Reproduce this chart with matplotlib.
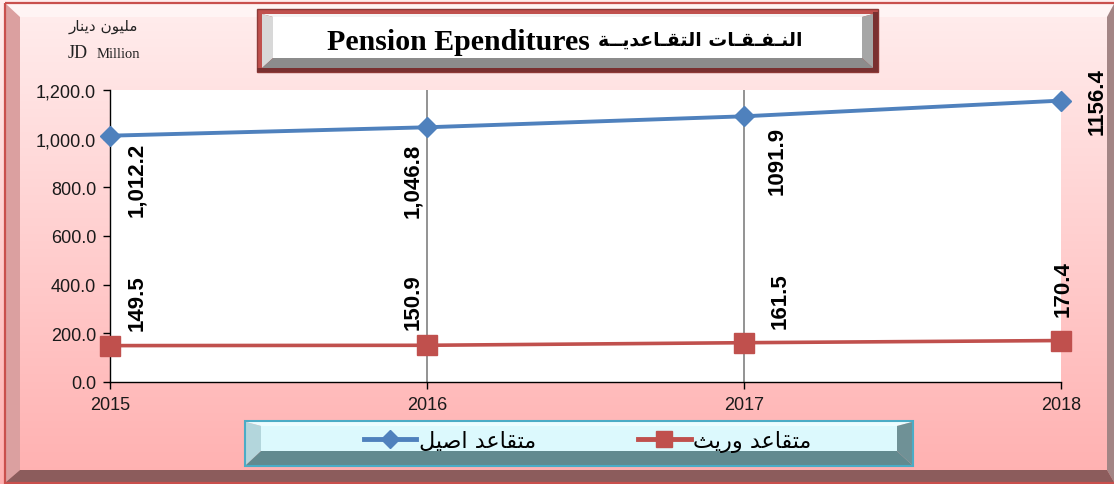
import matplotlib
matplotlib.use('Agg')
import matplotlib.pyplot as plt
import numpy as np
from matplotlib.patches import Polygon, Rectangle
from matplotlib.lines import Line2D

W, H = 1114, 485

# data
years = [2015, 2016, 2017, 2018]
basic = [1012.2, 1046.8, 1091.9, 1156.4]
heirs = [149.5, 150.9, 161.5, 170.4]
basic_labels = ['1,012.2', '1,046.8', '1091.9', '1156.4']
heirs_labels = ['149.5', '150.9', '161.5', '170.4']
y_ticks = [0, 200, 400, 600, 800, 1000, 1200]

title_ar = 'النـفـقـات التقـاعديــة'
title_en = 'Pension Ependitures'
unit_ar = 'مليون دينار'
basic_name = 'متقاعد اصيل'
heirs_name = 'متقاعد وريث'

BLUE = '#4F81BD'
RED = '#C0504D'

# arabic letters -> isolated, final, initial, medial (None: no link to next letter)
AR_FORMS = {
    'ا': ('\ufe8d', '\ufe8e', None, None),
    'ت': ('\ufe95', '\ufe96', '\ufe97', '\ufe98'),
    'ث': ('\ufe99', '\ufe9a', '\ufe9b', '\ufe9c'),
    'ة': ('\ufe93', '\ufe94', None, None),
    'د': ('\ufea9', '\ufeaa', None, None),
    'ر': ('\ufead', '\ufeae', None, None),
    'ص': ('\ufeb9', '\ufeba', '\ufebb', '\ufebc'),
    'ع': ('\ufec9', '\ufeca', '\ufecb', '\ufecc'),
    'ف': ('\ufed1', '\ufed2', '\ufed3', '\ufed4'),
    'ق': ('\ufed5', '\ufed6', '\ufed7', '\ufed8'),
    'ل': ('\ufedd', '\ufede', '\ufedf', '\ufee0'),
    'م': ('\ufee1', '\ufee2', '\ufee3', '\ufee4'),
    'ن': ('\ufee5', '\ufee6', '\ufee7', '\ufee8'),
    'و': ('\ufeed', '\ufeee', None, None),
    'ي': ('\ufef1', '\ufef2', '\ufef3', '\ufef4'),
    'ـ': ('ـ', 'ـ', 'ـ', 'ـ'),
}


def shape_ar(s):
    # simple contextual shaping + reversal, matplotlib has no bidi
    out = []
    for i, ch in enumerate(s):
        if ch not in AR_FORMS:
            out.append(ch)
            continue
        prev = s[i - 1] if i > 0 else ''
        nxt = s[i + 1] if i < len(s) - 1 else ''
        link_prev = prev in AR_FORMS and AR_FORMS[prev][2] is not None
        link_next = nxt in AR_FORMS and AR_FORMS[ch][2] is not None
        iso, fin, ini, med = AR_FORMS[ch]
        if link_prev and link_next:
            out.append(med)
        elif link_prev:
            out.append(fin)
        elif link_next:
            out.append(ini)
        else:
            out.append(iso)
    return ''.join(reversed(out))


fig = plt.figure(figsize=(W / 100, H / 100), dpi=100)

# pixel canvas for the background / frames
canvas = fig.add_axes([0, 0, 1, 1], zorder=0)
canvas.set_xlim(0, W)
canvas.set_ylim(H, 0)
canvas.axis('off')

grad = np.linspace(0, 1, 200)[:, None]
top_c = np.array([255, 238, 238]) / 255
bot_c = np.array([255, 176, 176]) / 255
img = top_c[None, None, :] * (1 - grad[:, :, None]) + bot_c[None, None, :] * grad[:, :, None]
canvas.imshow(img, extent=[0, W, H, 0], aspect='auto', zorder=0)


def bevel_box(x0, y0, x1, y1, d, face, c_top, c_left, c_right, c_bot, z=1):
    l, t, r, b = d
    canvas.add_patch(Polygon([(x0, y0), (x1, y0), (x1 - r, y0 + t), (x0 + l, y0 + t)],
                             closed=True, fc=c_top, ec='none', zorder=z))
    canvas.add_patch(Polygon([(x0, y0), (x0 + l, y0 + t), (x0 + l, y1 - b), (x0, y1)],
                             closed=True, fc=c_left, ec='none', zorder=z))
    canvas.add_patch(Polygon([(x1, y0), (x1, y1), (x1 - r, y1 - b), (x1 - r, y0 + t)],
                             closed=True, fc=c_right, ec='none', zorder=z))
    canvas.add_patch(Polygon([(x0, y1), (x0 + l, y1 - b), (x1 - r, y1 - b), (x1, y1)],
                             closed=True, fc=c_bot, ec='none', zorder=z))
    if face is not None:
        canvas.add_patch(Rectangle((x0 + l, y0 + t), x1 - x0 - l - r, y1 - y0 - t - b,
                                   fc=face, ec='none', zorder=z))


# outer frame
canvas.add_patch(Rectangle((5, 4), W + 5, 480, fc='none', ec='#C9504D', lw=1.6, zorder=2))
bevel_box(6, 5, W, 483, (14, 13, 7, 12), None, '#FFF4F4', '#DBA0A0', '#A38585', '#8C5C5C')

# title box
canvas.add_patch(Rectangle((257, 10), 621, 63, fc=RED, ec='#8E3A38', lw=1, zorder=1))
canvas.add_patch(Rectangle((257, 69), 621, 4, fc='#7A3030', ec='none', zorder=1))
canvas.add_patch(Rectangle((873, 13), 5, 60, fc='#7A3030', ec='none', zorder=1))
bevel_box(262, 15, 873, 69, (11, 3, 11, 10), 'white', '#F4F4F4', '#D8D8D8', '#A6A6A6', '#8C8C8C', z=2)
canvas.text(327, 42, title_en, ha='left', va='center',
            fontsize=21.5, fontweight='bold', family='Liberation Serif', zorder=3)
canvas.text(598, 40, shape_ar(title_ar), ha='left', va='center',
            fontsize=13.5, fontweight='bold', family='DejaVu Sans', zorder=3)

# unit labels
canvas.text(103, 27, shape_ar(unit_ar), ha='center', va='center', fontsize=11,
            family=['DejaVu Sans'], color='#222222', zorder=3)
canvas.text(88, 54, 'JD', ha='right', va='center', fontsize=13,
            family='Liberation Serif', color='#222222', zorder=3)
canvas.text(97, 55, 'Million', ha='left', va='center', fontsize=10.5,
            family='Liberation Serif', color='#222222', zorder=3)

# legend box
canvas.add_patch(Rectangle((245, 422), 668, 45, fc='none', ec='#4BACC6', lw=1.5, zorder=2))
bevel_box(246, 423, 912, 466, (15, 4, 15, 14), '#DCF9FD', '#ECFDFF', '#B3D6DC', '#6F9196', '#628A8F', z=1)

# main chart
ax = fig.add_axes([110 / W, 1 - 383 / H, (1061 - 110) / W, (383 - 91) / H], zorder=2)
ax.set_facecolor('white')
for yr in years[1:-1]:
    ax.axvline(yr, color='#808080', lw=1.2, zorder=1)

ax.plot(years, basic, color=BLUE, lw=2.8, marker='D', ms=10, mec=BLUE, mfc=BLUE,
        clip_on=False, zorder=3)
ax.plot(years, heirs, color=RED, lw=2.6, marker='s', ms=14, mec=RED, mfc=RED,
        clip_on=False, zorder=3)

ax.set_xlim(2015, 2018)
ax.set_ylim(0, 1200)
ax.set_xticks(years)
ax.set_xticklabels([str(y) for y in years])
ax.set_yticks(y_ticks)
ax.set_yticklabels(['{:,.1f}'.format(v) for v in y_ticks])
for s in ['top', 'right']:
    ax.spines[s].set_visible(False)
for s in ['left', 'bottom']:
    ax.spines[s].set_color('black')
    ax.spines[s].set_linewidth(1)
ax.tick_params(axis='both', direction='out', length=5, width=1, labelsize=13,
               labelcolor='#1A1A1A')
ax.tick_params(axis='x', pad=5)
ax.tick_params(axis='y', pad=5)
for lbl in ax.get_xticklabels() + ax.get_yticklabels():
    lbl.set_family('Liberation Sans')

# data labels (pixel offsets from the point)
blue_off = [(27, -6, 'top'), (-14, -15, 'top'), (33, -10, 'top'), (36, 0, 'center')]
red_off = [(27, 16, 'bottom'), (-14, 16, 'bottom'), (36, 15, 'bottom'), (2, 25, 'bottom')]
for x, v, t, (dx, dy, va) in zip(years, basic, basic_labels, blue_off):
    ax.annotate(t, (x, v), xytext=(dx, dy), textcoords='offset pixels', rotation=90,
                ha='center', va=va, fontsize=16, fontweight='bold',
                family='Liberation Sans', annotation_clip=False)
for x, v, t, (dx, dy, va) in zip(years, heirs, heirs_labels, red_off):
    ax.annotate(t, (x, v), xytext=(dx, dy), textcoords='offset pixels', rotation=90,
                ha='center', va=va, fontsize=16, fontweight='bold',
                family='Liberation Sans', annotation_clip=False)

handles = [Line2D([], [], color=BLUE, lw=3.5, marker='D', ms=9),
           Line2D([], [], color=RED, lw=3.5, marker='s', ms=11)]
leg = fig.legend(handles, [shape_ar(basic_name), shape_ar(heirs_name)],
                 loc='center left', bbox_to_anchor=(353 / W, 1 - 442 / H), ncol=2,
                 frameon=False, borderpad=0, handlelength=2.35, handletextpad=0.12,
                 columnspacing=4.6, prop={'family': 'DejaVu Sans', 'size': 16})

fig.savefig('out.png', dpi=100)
○ ○ ○
WHAT NEEDS TO BE DONE: Print the data above verbatim from the first line through the line holding "y_ticks = [0, 200, 400, 600, 800, 1000, 1200]", leaving every picture out.

EXERCISE SOLUTION:
Reproduce this chart with matplotlib.
import matplotlib
matplotlib.use('Agg')
import matplotlib.pyplot as plt
import numpy as np
from matplotlib.patches import Polygon, Rectangle
from matplotlib.lines import Line2D

W, H = 1114, 485

# data
years = [2015, 2016, 2017, 2018]
basic = [1012.2, 1046.8, 1091.9, 1156.4]
heirs = [149.5, 150.9, 161.5, 170.4]
basic_labels = ['1,012.2', '1,046.8', '1091.9', '1156.4']
heirs_labels = ['149.5', '150.9', '161.5', '170.4']
y_ticks = [0, 200, 400, 600, 800, 1000, 1200]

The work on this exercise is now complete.